If 3 years is typical time to sell, translated to market exposure, then it is. If a church had to be sold fast, for example in 6 months, one would presume a price cut or incentives would be needed to move it faster than typical.
 
3-years is the exposure time- ie how long it would be listed prior to that date- and you use market data as of that date to determine the value.
If I am predicting a marketing time of three years for a current value, why would I not discount for the time value of money?
 
If I am predicting a marketing time of three years for a current value, why would I not discount for the time value of money?

You referenced DOM in your original post.. If your data sources report DOM similar to the way the sources I use, it seems to me you're talking about exposure time, not marketing time, as stated by Gobears81. Or maybe I'm just not understanding your 1st post.
 
If I am predicting a marketing time of three years for a current value, why would I not discount for the time value of money?

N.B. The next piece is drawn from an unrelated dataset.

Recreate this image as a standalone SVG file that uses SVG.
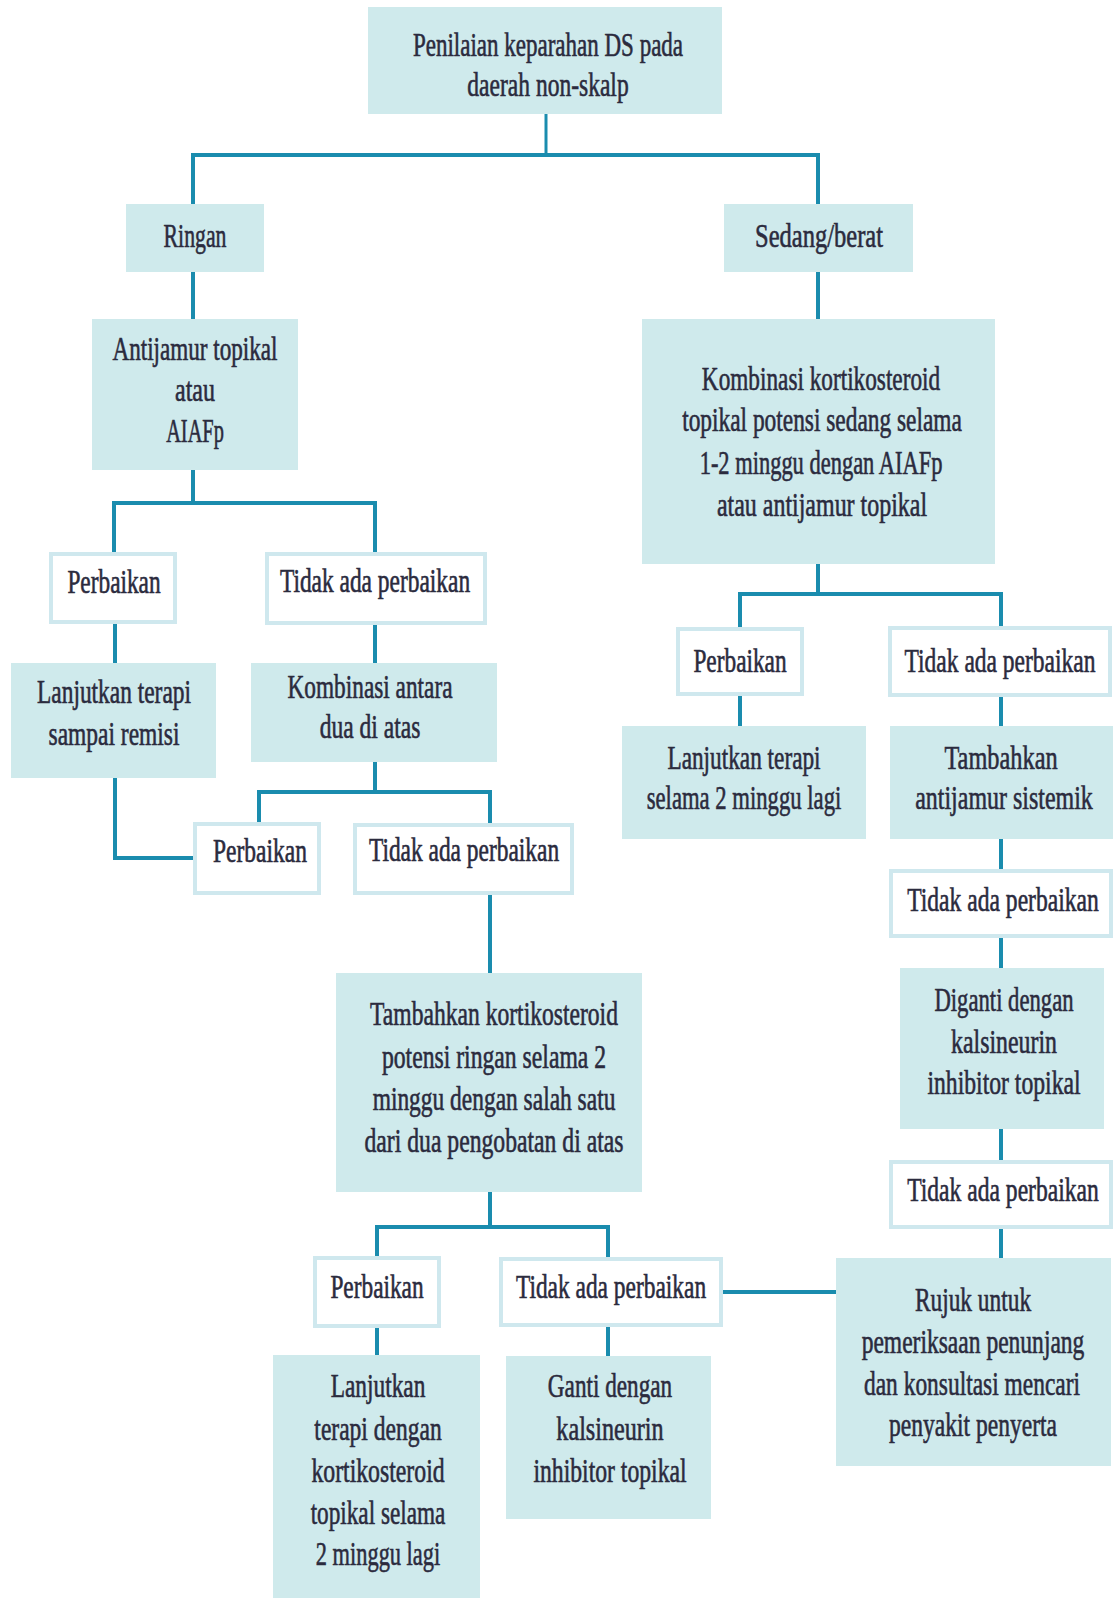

Because as of the date of value you are assuming the subject property has been exposed to the market for three years (i.e exposure time). If your client wants to know what it would sell for three years from now after it's been marketed (i.e marketing time) then you would have a prospective value. Alternatively if they wanted the value with a marketing period of 12 months it would probably require a discount to sell it more quickly.
 
I have to predict the marketing time on the basis of the past days of market right? Since I have more over two years than under, I am predicting a three year marketing time. I mean I have no market evidence to support a "quick" sale and for a church, you have a very limited pool of buyers. Only one comp sold quickly and that was due of being in the way of rapid commercial build up in the area. So I predict that the property may take three years to sell thus requires a discount from that future prospective value. I provide both and justify the discount rate. I am asking what basis do you support the rate upon?
 
what future date is your prospective value?
 
Highest and best use is probably tear down the church and build housing. I see nonresidential use lots in residential zoning languish for long time. Even homes near churches usually sell lower (some cultures don't like it).
 
ighest and best use is probably tear down the church and build housing.
not a chance. Building lots fully developed are running $25,000 and marginal ones can be found for $10K. The site is visible from major highway but no access and is zoned institutional.